Written problem>
Find and copy lines holding "that".

Record list>
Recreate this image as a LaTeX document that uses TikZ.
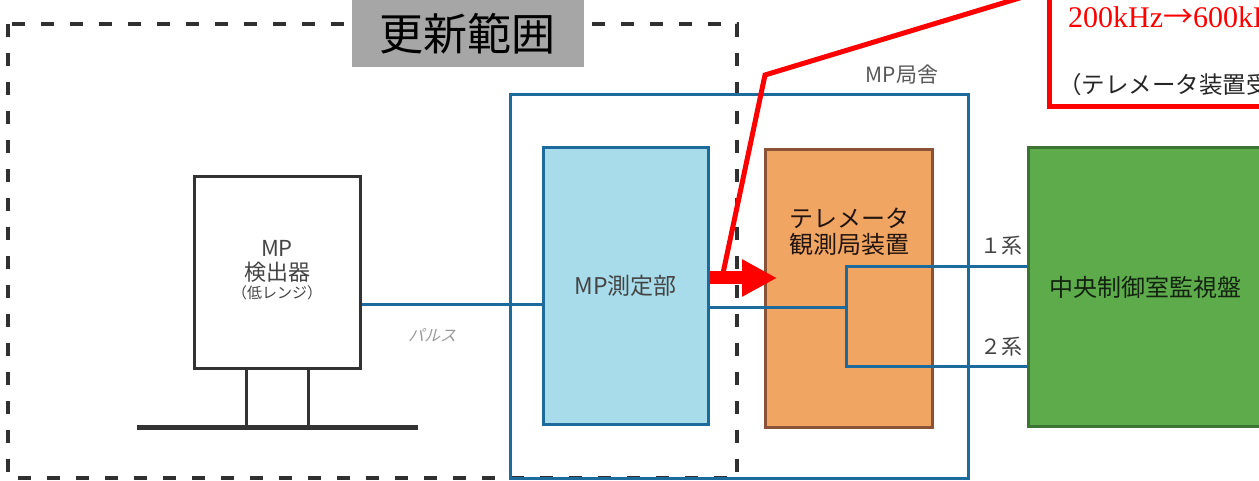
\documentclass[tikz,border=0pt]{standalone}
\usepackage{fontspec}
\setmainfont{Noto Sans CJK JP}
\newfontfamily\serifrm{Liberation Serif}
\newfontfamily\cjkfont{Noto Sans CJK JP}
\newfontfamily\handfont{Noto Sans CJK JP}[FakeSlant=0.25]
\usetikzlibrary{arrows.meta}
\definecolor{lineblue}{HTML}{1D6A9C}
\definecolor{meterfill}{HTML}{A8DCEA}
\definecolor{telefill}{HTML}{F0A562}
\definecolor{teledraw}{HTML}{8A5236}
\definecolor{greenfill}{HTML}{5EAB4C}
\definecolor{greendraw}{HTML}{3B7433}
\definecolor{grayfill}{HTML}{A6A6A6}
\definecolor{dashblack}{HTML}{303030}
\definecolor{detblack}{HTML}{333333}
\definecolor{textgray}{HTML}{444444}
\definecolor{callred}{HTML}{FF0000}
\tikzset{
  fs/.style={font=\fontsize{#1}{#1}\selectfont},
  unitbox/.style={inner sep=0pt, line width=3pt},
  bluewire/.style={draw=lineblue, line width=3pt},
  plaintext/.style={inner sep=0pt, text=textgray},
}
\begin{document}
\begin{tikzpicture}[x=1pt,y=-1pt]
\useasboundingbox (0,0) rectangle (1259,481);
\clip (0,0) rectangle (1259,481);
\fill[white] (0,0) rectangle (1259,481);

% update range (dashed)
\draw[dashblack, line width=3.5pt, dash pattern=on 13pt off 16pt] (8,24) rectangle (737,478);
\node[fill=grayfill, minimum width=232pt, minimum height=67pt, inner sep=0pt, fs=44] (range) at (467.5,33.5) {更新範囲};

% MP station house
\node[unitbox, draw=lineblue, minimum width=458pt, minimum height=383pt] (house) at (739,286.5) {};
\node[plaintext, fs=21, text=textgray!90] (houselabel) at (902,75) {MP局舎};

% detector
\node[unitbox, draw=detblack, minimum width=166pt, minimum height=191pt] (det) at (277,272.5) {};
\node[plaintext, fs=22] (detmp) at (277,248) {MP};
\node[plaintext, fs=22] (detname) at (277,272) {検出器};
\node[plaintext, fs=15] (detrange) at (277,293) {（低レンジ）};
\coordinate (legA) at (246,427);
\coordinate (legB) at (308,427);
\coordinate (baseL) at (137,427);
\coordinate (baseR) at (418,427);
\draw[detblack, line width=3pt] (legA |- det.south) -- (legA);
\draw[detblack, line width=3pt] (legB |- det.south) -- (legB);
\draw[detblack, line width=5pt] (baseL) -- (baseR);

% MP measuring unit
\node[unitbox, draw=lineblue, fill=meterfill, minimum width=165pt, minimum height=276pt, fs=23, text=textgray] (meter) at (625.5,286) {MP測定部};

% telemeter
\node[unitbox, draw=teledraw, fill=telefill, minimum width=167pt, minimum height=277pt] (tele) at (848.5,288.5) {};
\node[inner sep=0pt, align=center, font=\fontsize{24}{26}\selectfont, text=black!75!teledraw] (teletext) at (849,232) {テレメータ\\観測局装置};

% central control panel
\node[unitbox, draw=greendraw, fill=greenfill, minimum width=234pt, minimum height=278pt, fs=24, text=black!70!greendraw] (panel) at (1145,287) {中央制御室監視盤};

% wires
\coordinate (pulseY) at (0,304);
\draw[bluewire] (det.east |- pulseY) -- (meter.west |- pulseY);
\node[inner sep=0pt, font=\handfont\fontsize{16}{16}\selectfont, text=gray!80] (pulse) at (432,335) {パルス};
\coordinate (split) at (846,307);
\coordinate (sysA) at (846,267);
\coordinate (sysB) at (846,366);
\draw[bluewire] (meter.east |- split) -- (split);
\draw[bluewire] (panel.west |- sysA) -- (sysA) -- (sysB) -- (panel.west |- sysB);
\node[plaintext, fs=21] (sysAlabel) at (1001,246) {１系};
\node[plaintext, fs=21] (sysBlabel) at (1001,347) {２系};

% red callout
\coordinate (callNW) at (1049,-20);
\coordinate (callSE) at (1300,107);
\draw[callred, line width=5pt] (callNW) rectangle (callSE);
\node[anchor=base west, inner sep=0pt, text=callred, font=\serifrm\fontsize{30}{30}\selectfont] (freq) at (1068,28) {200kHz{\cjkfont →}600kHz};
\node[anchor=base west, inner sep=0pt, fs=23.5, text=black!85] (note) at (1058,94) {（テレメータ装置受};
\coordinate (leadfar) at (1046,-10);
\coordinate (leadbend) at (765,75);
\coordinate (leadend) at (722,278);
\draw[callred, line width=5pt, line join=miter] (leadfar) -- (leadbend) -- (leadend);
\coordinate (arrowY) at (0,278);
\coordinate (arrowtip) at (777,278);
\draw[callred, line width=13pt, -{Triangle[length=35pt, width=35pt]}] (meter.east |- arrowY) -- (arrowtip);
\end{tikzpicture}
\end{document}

==

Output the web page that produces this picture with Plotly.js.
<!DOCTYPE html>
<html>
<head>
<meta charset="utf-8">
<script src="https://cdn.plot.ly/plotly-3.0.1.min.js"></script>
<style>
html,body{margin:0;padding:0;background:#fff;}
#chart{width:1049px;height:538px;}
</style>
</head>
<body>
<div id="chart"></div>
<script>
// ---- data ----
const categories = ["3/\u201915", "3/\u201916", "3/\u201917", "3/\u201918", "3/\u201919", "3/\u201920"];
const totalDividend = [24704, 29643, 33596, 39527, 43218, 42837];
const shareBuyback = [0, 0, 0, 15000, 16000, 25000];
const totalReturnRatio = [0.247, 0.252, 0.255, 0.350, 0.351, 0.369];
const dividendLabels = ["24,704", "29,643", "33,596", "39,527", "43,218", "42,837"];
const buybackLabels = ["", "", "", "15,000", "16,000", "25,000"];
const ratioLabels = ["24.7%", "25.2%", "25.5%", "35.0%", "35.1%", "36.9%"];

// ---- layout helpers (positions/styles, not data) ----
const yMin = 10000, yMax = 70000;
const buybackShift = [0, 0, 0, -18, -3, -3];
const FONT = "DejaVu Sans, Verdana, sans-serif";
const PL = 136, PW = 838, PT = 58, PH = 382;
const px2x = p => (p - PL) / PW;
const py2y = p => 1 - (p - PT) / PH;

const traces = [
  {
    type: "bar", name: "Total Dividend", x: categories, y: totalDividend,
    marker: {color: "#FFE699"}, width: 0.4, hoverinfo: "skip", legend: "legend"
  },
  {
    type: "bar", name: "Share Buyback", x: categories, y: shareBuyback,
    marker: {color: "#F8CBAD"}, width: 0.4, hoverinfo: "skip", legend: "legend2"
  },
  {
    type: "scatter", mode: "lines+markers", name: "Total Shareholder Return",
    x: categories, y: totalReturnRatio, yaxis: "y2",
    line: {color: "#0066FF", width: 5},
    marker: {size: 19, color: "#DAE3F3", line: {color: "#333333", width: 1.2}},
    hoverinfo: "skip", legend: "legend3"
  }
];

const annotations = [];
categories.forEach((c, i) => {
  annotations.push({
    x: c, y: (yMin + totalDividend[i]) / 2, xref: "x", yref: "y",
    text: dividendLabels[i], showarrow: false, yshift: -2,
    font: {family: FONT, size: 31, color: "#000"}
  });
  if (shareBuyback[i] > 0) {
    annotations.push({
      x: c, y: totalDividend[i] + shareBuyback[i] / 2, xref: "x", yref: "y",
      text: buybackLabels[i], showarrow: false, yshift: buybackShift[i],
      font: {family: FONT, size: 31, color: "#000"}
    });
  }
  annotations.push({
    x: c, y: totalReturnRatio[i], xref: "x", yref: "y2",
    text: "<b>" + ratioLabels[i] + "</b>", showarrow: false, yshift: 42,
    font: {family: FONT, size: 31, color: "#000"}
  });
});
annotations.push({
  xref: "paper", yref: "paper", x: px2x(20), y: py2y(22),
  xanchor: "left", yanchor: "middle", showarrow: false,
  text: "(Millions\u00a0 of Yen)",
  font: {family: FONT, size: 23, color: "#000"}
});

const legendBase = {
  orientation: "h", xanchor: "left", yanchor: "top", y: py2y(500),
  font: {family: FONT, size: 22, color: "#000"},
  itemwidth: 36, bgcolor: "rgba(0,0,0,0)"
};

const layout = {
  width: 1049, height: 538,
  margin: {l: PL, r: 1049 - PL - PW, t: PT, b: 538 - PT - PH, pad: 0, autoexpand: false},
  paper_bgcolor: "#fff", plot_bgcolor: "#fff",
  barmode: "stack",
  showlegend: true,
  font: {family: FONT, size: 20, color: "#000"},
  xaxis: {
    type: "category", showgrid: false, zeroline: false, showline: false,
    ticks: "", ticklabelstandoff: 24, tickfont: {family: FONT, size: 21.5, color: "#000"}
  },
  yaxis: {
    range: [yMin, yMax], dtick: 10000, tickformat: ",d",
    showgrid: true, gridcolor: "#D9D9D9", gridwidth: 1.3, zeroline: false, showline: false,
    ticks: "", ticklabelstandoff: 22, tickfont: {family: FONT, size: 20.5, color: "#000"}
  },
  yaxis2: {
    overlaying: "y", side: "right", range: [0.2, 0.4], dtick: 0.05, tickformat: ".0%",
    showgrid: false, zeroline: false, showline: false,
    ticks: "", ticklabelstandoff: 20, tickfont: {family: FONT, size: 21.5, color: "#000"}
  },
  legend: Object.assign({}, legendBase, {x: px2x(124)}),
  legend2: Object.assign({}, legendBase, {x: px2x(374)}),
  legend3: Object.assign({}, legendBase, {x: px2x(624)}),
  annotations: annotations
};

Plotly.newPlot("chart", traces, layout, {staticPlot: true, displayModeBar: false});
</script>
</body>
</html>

Response to this exercise>
Recreate this image as a LaTeX document that uses TikZ.
Output the web page that produces this picture with Plotly.js.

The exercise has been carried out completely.